Второй больной почти полностью был в гипсе. Как знал уже Домингес, он являлся жертвой автомобильной аварии. Этот больной не мог ответить Домингесу, даже если бы и хотел: у него была в гипсе шея и нижняя челюсть. Со временем Домингес стал воспринимать второго пациента (имени он его так и не узнал, хотя, по правде сказать, и не старался узнавать) как естественную часть интерьера палаты.
Экстерьером для Домингеса стал небольшой кусок голубого неба, не завоеванного серой стеною...

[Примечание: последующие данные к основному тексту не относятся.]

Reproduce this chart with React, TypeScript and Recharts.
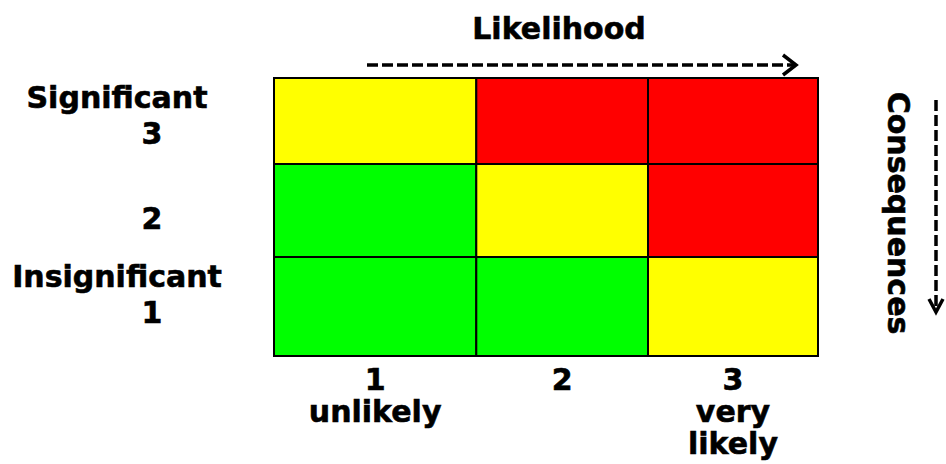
import React from "react";
import {
  ComposedChart,
  XAxis,
  YAxis,
  ReferenceArea,
  Customized,
} from "recharts";

// likelihood columns (left -> right) and consequence rows (bottom -> top)
const likelihoodEdges = [0, 1.19, 2.2, 3.2];
const consequenceEdges = [0, 1.15, 2.23, 3.23];

const likelihoodLabels = [["1", "unlikely"], ["2"], ["3", "very", "likely"]];
const consequenceLabels = [["Insignificant", "1"], ["2"], ["Significant", "3"]];

// riskLevels[consequence][likelihood]
const riskLevels = [
  ["low", "low", "medium"],
  ["low", "medium", "high"],
  ["medium", "high", "high"],
];
const RISK_COLORS: Record<string, string> = {
  low: "#00ff00",
  medium: "#ffff00",
  high: "#ff0000",
};

const FONT = "'DejaVu Sans', Verdana, sans-serif";
const FONT_SIZE = 30;
const textStyle = {
  fontFamily: FONT,
  fontWeight: "bold" as const,
  fontSize: FONT_SIZE,
  fill: "#000",
  stroke: "#000",
  strokeWidth: 0.6,
};

const mids = (edges: number[]) =>
  edges.slice(0, -1).map((e, i) => (e + edges[i + 1]) / 2);
const xCenters = mids(likelihoodEdges);
const yCenters = mids(consequenceEdges);

const cells = riskLevels.flatMap((row, ci) =>
  row.map((level, li) => ({
    x1: likelihoodEdges[li],
    x2: likelihoodEdges[li + 1],
    y1: consequenceEdges[ci],
    y2: consequenceEdges[ci + 1],
    level,
  }))
);

const XTick = ({ x, y, payload }: any) => {
  const idx = xCenters.indexOf(payload.value);
  const lines = likelihoodLabels[idx] || [];
  return (
    <g>
      {lines.map((t, i) => (
        <text key={i} x={x} y={y + 34 + i * 32} textAnchor="middle" style={textStyle}>
          {t}
        </text>
      ))}
    </g>
  );
};

// first-baseline offset of each row label block
const yFirstOffset = [-20, 18, -13];

const YTick = ({ x, y, payload }: any) => {
  const idx = yCenters.indexOf(payload.value);
  const lines = consequenceLabels[idx] || [];
  return (
    <g>
      {lines.map((t, i) => {
        const isNum = /^\d+$/.test(t);
        return (
          <text
            key={i}
            x={isNum ? x - 122 : x - 157}
            y={y + yFirstOffset[idx] + i * 36}
            textAnchor="middle"
            style={textStyle}
          >
            {t}
          </text>
        );
      })}
    </g>
  );
};

const Decorations = () => (
  <g>
    <text x={559} y={39} textAnchor="middle" style={textStyle}>
      Likelihood
    </text>
    <line x1={367} y1={65} x2={794} y2={65} stroke="#000" strokeWidth={3.5} strokeDasharray="11 4" />
    <polyline points="783,55 796,65 783,75" fill="none" stroke="#000" strokeWidth={3.5} />

    <text
      x={898}
      y={213}
      transform="rotate(90 898 213)"
      textAnchor="middle"
      dominantBaseline="central"
      style={textStyle}
    >
      Consequences
    </text>
    <line x1={936} y1={100} x2={936} y2={312} stroke="#000" strokeWidth={3.5} strokeDasharray="11 4" />
    <polyline points="929,299 936,312 943,299" fill="none" stroke="#000" strokeWidth={3.5} />
  </g>
);

const App = () => {
  return (
    <div style={{ position: "absolute", left: 0, top: 0, background: "#fff" }}>
      <ComposedChart
        width={946}
        height={464}
        margin={{ top: 78, right: 128, bottom: 0, left: 0 }}
      >
        <XAxis
          type="number"
          dataKey="x"
          domain={[likelihoodEdges[0], likelihoodEdges[3]]}
          ticks={xCenters}
          interval={0}
          height={108}
          axisLine={false}
          tickLine={false}
          tickSize={0}
          tickMargin={0}
          tick={<XTick />}
          allowDataOverflow
        />
        <YAxis
          type="number"
          dataKey="y"
          domain={[consequenceEdges[0], consequenceEdges[3]]}
          ticks={yCenters}
          interval={0}
          width={274}
          axisLine={false}
          tickLine={false}
          tickSize={0}
          tickMargin={0}
          tick={<YTick />}
          allowDataOverflow
        />
        {cells.map((c, i) => (
          <ReferenceArea
            key={`cell-${i}`}
            x1={c.x1}
            x2={c.x2}
            y1={c.y1}
            y2={c.y2}
            fill={RISK_COLORS[c.level]}
            fillOpacity={1}
            stroke="#000"
            strokeWidth={2}
            ifOverflow="visible"
          />
        ))}
        <Customized component={Decorations} />
      </ComposedChart>
    </div>
  );
};

export default App;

Больничное окно было большим и чистым; через оконное стекло были видны самые мелкие трещинки в серой стене и любые атмосферные явления. Раз в два дня палату убирала молодая уборщица. Перед задумчивым Домингесом и неразговорчивым Вторым Пациентом происходил ритуал, отработанный до совершенного автоматизма. Уборщица тщательно вымывала пол большой тряпкой. Затем она вытирала пыль другой влажной тряпкой, по размерам явной уступающей первой, с тумбочки, ночников и подоконника. Третьей тряпкой она протирала оконное стекло. Домингес закрывал глаза – видеть заоконный мир ему мешала нескладная женская фигура в белом халате, – и единственными ощущениями оставались только звуки. Он слышал тихое поскрипывание и позвякивание протираемого стекла. Эти звуки для него были настоящей музыкой. "Как жалко, – думалось в такие моменты Домингесу, – что у меня еще не срослась кость... Я бы тогда потанцевал под это поскрипывание и позвякивание, плотно закрыв глаза... Многие ошибаются, когда думают, что музыка должна быть громкой, нарочито веселой или резкой. Настоящая музыка еле слышима, она аритмична и внешне совсем не музыкальна. Такую музыку нужно воспринимать, только плотно закрыв глаза... Только закрыв глаза..."
Тут задумчивость Домингеса прерывалась: уборщица заканчивала свою работу и уходила из палаты. Домингес открывал глаза, и к нему приходил заоконный мир: небольшой кусок голубого неба, еще не завоеванный серой стеною.
Киев, весна 1995 г. – 9 марта 1997 г.